Die beiden Friedenspreisverleihungen am Anfang und am Ende Ihrer Präsidentschaft bilden, wenn man so will, eine Klammer um Ihre Amtszeit. Sie öffnet sich durch ein Zitat aus Ihrer Laudatio an Octavio Paz: „Wer eigene Überzeugungen als Wahrheit absolut setzt und politisch instrumentalisiert, macht freies Zusammenleben von Menschen unmöglich.“ Sie schließt sich mit einem Zitat von 1993: „Versöhnung unter Menschen kann ohne Ringen um Wahrheit nicht gelingen. Aber Wahrheit wäre unmenschlich ohne das Ziel der Versöhnung. Die Richtenden – und das sind wir alle – mögen sich hüten vor neuer Ungerechtigkeit bei dem Versuch, endlich Gerechtigkeit herzustellen.“
Liebe Kolleginnen und Kollegen, mit der heutigen Ehrung als „Förderer des Buches“ ehren wir die geistig unabhängige Persönlichkeit des großen Politikers, der sich die Sache des Buches zu Eigen gemacht hat.
Ich verlese die Urkunde:
In Anerkennung und Würdigung seiner herausragenden Verdienste für das Buch ehrt der Börsenverein des Deutschen Buchhandels Bundespräsident a. D. Dr. Richard von Weizsäcker durch die Verleihung der Auszeichnung „Dem Förderer des Buches“.
In außergewöhnlicher Weise hat Richard von Weizsäcker die Entwicklung des Buches, des Börsenvereins, seiner Verleger und Buchhändler über Jahrzehnte hinweg begleitet.

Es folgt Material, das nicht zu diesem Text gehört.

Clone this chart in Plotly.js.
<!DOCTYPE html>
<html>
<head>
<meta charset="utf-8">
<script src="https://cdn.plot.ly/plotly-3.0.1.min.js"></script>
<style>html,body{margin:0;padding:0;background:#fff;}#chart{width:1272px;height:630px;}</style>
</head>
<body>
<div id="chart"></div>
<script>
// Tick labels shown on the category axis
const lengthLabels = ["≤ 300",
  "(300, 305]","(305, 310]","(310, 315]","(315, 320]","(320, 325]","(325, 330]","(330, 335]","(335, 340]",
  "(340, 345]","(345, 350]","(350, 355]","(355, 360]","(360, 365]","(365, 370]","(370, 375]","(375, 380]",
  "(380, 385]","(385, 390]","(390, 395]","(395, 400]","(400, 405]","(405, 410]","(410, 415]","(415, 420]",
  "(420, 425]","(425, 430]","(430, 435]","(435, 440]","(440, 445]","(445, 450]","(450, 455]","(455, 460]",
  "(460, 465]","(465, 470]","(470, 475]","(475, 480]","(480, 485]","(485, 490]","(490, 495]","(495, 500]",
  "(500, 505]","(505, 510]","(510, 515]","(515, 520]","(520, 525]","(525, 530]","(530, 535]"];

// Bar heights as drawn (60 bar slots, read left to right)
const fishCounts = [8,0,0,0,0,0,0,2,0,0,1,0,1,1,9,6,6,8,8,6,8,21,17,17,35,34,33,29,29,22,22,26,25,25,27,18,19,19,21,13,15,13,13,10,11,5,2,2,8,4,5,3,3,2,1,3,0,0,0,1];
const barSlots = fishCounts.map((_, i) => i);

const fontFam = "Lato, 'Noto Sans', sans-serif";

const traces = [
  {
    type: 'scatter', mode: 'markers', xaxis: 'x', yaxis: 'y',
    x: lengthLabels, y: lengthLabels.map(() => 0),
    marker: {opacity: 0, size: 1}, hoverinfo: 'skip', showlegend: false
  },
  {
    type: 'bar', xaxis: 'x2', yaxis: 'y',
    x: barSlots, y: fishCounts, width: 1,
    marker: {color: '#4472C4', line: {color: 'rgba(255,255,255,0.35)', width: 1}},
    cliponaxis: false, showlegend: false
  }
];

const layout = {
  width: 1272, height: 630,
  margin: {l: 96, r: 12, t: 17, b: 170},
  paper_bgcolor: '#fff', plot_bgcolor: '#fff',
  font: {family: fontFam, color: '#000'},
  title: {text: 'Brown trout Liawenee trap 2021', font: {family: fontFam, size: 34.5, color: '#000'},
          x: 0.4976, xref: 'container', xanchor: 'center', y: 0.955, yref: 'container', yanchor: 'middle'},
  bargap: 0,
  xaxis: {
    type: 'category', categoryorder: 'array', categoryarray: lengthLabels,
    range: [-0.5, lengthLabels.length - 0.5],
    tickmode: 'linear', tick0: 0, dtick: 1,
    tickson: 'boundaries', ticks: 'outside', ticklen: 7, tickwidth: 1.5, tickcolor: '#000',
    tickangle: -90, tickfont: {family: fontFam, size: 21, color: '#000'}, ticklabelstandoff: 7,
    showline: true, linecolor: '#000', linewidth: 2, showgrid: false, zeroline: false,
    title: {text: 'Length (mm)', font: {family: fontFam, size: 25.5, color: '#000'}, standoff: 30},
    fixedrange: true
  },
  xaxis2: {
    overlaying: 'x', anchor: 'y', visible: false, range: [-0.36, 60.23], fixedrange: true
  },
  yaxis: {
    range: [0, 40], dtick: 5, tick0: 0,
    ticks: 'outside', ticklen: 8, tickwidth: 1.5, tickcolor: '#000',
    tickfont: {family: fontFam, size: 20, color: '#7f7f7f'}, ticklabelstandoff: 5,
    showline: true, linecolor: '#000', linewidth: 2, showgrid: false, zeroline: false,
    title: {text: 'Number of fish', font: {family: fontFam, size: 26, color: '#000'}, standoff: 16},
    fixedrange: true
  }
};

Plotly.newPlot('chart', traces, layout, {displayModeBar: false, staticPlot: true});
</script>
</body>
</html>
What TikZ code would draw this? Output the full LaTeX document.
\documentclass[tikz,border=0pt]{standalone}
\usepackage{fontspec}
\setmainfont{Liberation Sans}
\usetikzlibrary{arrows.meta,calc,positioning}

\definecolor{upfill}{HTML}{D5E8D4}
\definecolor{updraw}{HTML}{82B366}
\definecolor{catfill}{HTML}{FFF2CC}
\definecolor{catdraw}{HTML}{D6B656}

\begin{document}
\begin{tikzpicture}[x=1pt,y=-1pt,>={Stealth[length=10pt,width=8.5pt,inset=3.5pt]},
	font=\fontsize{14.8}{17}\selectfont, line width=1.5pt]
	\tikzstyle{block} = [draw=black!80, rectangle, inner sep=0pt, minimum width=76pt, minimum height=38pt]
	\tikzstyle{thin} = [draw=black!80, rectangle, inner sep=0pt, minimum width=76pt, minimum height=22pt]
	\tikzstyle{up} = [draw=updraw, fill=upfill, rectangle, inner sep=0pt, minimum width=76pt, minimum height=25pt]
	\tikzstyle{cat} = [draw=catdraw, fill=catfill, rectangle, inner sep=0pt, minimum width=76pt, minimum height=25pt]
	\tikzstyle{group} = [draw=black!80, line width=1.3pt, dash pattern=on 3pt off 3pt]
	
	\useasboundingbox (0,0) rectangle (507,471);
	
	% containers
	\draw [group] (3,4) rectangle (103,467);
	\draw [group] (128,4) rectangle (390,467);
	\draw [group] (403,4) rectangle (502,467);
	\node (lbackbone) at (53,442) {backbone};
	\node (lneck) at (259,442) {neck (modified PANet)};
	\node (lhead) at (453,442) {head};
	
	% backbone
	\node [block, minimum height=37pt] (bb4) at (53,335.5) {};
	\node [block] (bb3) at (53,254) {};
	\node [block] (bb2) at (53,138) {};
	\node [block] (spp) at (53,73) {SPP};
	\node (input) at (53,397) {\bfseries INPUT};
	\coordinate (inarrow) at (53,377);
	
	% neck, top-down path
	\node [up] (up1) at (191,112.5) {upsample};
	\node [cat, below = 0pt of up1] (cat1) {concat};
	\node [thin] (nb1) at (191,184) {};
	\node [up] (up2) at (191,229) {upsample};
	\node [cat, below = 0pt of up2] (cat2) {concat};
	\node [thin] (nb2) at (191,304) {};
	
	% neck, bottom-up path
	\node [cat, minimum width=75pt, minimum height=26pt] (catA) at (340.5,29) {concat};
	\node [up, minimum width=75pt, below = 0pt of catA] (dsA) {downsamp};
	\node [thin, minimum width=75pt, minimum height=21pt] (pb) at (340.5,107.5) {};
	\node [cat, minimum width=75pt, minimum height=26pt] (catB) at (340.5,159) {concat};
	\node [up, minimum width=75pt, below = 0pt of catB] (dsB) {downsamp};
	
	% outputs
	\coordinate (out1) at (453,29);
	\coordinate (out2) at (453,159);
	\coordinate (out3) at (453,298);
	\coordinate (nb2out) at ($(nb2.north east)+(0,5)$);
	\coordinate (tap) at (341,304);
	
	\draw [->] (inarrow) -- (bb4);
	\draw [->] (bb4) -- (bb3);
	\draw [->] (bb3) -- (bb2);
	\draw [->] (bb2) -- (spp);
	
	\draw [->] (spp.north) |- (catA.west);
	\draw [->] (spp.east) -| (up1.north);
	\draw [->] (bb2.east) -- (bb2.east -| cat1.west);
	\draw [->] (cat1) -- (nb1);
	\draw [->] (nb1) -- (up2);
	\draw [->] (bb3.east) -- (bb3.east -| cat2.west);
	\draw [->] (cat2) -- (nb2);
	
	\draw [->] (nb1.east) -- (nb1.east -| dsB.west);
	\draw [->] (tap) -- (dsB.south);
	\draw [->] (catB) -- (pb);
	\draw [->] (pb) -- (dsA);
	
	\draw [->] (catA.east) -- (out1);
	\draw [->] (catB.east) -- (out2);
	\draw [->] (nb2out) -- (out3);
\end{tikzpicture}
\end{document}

Den Friedenspreis des Deutschen Buchhandels hat er öffentlich gestärkt, in dem er als Laudator Octavio Paz und Friedrich Schorlemmer geehrt hat. Als Bundespräsident hat er die Schirmherrschaft für den Vorlesewettbewerb übernommen, der es Kindern möglich macht, durch Lesen einen leichteren Zugang zur Bildung zu finden.
Wer sich wie er für das Buch einsetzt – ein Gut, das auf elementare Bedürfnisse des Menschen antwortet und das unter den Medien der gewaltloseste Vermittler ist und bleibt, dem ist der Wert des Wortes und des geistigen Eigentums wichtig. Für die persönliche Förderung der Lebensbedingungen der Bücher verdanken die im Börsenverein zusammengeschlossenen Verleger und Buchhändler Richard von Weizsäcker sehr viel.